Kesabaran itu menyakitkan

Saya tidak tahu apakah kalian orang yang bersabar? Apakah kalian kuat menjalani kesabaran tersebut? Wajar apabila kita menanyakan kapan kesabaran ini berakhir, ada ungkapan begini, orang sabar termasuk orang yang disayang allah, ungkapan itu lumayan sebagai bensin penyemangat dikala hidup banyak yang tidak pasti

Aku bukan ingin sombong kepada siapapun, aku hanya menjalani rutinitas biasa, bangun pagi beres-beres warung, menyapu, menanak nasi, dan berjualan, sehabis jualan lanjut tidur, rasanya pola kegiatan aku sehari-hari hanya seputar itu saja. Lalu receh-receh uang mengalir dengan tersendat-sendat, jujur saja aku berdagang berpenghasilan minimum, jika bisa disimpulkan, untung itu hanya untuk cicilan rumah, hanya ada hiburan jajan sedikit, untuk mengobati kesabaran yang semakin menipis. Apakah aku terlalu awal untuk menagih hasil kesabaranku?

Dilematis yang aku alami adalah, aku ada cicilan rumah KPR, ini yang membuat keuntungan dari hasil dagang 99% mengarah kesitu, lantas aku tidak bukan tidak bersyukur, sekali lagi dengan menulis ini mungkin ada rasa sedikit lega di hatiku, yups bukan tidak bersyukur, memang sebelumnya aku mengontrak dengan biaya sekitar 600 ribu yah sekitar 60% dari cicilan KPR sekarang, sejujurnya yang bikin kesabaran aku berat dan merosot adalah, aku tidak bisa menikmati hasil keuntunganku.
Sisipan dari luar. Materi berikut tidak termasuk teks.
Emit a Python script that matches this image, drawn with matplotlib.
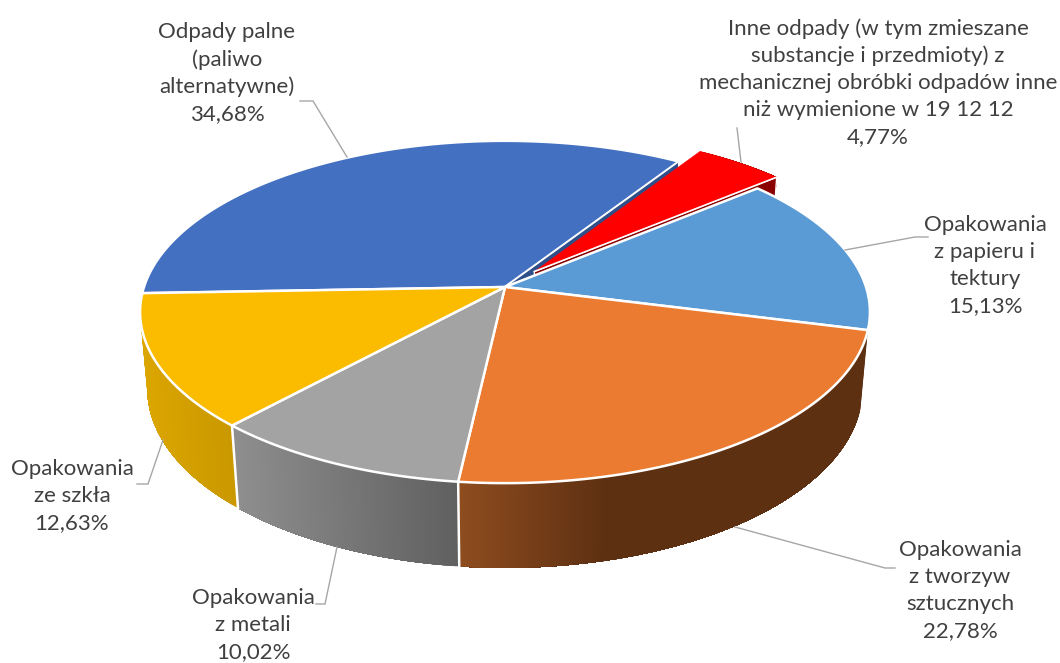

Tapi apa emang betul seperti itu, saya tidak tahu, hal yang saya ingat ketika punya uang adalah belanja, kadang saya ber-asumsi jika saya tidak mengamblik KPR, apakah uang itu akan utuh semata, atau mengikuti keinginan nafsu semata. Rasanya aku juga orang yang tidak kuat menahan nafsu. Saya tidak tahu keadaan yang serba bimbang seperti ini. Sedangkan waktu terus berjalan, semua kekhawatiran itu tergerus oleh waktu.

Yang saya butuhkan adalah surflus ekonomi, saya menyadari harga rumah KPR  yang saya emban terbilang kecil, bahkan kita tidak tahu harga rumah dimasa depan yang mungkin akan melambung tinggi, ini juga kekhwatiran generasi mudah Indonesia terhadap kepemilikan rumah. But kalo dipilih kapan saya akan mengambil rumah, entah cicil atau cash, adalah di zaman sekarang, tahun sekarang.

Mencoba peruntungan pencarian kerja pun hasilnya nihil, mungkin bidang yang saya geluti ketika kuliah tidak dibutuhkan ketika bekerja, saya heran kenapa dunia kuliah dan kerja tidak berkesinambungan. Rasanya sangat bosen ketika CV kita hanya dilihat tapi tidak dihubungi, lagi-lagi bersabar dan bersabar, saya masih ingat salah satu temen saya sempet trauma karena tidak kunjung kerja, padahal beliau sama-sama lulusan sarjana seperti saya, mungkin juga kalo saya tidak berdagang, saya akan menjadi apa? Tidak tahu juga sangat berat dan dilema

Apa yang kita dapet di umur sekarang? Enyah-enyah jauh pertanyaan seperti itu, bisa makan dan istrirahat dengan tenang saja sudah bersyukur. Kapan ini semua ber-akhir saya tidak tahu. Semoga saya termasuk orang-orang yang tidak merugi.